▶ _To do_
Everything in the listing except the pictures should be written out exactly.

● ● ●

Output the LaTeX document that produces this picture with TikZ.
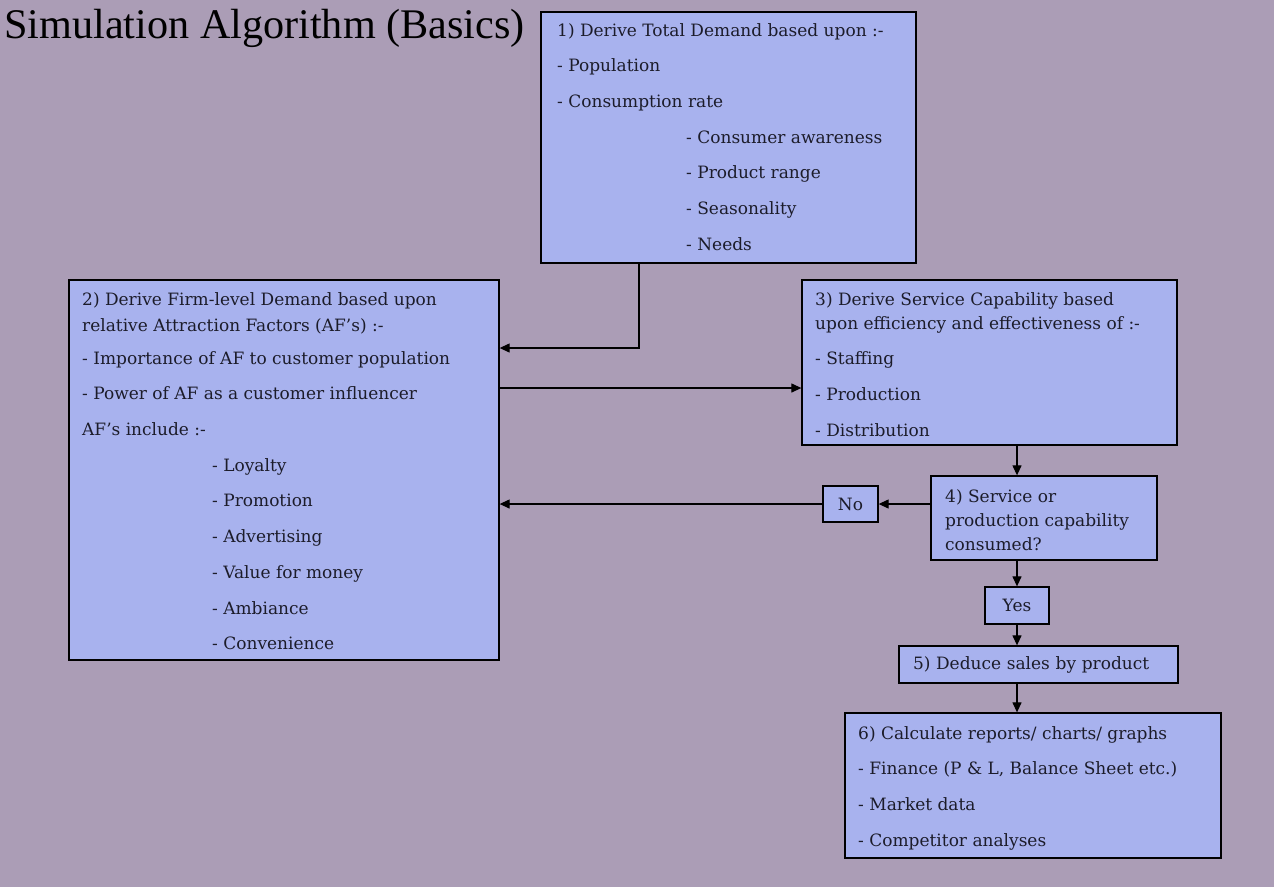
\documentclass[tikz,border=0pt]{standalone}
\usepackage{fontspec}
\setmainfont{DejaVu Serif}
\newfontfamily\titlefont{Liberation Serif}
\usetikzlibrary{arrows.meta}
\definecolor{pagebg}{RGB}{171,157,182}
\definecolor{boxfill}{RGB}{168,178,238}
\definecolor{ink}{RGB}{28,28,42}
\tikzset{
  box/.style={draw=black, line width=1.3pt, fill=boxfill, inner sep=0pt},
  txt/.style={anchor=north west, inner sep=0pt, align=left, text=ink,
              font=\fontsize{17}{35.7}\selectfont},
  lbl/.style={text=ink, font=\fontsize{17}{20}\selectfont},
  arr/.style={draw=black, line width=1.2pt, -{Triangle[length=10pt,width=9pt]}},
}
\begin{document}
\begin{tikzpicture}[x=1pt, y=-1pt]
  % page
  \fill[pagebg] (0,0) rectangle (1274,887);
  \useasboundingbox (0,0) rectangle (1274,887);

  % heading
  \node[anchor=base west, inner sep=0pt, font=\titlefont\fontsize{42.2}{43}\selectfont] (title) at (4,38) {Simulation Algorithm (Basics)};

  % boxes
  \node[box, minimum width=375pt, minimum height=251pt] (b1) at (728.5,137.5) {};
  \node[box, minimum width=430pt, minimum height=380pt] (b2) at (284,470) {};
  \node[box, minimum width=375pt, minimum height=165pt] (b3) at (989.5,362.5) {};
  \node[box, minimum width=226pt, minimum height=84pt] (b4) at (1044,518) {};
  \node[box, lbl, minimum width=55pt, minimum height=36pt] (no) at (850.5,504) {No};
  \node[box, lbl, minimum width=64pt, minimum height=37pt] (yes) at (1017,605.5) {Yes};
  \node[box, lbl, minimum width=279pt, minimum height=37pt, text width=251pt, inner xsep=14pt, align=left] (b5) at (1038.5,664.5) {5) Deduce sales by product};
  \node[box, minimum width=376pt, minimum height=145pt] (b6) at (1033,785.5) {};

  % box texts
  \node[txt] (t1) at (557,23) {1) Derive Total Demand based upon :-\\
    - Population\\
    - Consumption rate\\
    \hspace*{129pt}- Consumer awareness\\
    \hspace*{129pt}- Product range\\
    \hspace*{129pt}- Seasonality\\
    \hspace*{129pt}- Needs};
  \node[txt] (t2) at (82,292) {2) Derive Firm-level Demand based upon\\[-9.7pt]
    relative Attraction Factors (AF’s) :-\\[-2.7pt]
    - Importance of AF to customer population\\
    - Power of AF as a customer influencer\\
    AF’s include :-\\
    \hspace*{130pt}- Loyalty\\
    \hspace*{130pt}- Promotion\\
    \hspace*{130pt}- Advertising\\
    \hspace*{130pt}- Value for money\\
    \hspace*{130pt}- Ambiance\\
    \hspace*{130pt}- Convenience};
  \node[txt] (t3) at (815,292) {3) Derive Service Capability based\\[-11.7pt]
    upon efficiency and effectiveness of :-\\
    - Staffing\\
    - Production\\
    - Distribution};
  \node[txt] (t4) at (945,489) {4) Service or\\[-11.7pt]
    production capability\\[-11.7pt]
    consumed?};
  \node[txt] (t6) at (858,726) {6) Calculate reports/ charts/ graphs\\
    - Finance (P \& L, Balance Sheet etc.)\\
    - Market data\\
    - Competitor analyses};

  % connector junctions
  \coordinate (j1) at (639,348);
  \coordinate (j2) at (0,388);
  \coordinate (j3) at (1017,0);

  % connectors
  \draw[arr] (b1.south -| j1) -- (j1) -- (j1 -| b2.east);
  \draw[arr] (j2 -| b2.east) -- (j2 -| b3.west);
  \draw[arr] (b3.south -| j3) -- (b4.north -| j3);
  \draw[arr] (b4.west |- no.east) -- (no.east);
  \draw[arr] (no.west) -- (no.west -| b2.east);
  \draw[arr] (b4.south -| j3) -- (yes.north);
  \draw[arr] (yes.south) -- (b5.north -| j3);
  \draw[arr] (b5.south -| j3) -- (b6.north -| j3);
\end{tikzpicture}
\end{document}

● ● ●

▶ _Task answer_
Output the LaTeX document that produces this picture with TikZ.
\documentclass[tikz,border=0pt]{standalone}
\usepackage{fontspec}
\setmainfont{DejaVu Serif}
\newfontfamily\titlefont{Liberation Serif}
\usetikzlibrary{arrows.meta}
\definecolor{pagebg}{RGB}{171,157,182}
\definecolor{boxfill}{RGB}{168,178,238}
\definecolor{ink}{RGB}{28,28,42}
\tikzset{
  box/.style={draw=black, line width=1.3pt, fill=boxfill, inner sep=0pt},
  txt/.style={anchor=north west, inner sep=0pt, align=left, text=ink,
              font=\fontsize{17}{35.7}\selectfont},
  lbl/.style={text=ink, font=\fontsize{17}{20}\selectfont},
  arr/.style={draw=black, line width=1.2pt, -{Triangle[length=10pt,width=9pt]}},
}
\begin{document}
\begin{tikzpicture}[x=1pt, y=-1pt]
  % page
  \fill[pagebg] (0,0) rectangle (1274,887);
  \useasboundingbox (0,0) rectangle (1274,887);

  % heading
  \node[anchor=base west, inner sep=0pt, font=\titlefont\fontsize{42.2}{43}\selectfont] (title) at (4,38) {Simulation Algorithm (Basics)};

  % boxes
  \node[box, minimum width=375pt, minimum height=251pt] (b1) at (728.5,137.5) {};
  \node[box, minimum width=430pt, minimum height=380pt] (b2) at (284,470) {};
  \node[box, minimum width=375pt, minimum height=165pt] (b3) at (989.5,362.5) {};
  \node[box, minimum width=226pt, minimum height=84pt] (b4) at (1044,518) {};
  \node[box, lbl, minimum width=55pt, minimum height=36pt] (no) at (850.5,504) {No};
  \node[box, lbl, minimum width=64pt, minimum height=37pt] (yes) at (1017,605.5) {Yes};
  \node[box, lbl, minimum width=279pt, minimum height=37pt, text width=251pt, inner xsep=14pt, align=left] (b5) at (1038.5,664.5) {5) Deduce sales by product};
  \node[box, minimum width=376pt, minimum height=145pt] (b6) at (1033,785.5) {};

  % box texts
  \node[txt] (t1) at (557,23) {1) Derive Total Demand based upon :-\\
    - Population\\
    - Consumption rate\\
    \hspace*{129pt}- Consumer awareness\\
    \hspace*{129pt}- Product range\\
    \hspace*{129pt}- Seasonality\\
    \hspace*{129pt}- Needs};
  \node[txt] (t2) at (82,292) {2) Derive Firm-level Demand based upon\\[-9.7pt]
    relative Attraction Factors (AF’s) :-\\[-2.7pt]
    - Importance of AF to customer population\\
    - Power of AF as a customer influencer\\
    AF’s include :-\\
    \hspace*{130pt}- Loyalty\\
    \hspace*{130pt}- Promotion\\
    \hspace*{130pt}- Advertising\\
    \hspace*{130pt}- Value for money\\
    \hspace*{130pt}- Ambiance\\
    \hspace*{130pt}- Convenience};
  \node[txt] (t3) at (815,292) {3) Derive Service Capability based\\[-11.7pt]
    upon efficiency and effectiveness of :-\\
    - Staffing\\
    - Production\\
    - Distribution};
  \node[txt] (t4) at (945,489) {4) Service or\\[-11.7pt]
    production capability\\[-11.7pt]
    consumed?};
  \node[txt] (t6) at (858,726) {6) Calculate reports/ charts/ graphs\\
    - Finance (P \& L, Balance Sheet etc.)\\
    - Market data\\
    - Competitor analyses};

  % connector junctions
  \coordinate (j1) at (639,348);
  \coordinate (j2) at (0,388);
  \coordinate (j3) at (1017,0);

  % connectors
  \draw[arr] (b1.south -| j1) -- (j1) -- (j1 -| b2.east);
  \draw[arr] (j2 -| b2.east) -- (j2 -| b3.west);
  \draw[arr] (b3.south -| j3) -- (b4.north -| j3);
  \draw[arr] (b4.west |- no.east) -- (no.east);
  \draw[arr] (no.west) -- (no.west -| b2.east);
  \draw[arr] (b4.south -| j3) -- (yes.north);
  \draw[arr] (yes.south) -- (b5.north -| j3);
  \draw[arr] (b5.south -| j3) -- (b6.north -| j3);
\end{tikzpicture}
\end{document}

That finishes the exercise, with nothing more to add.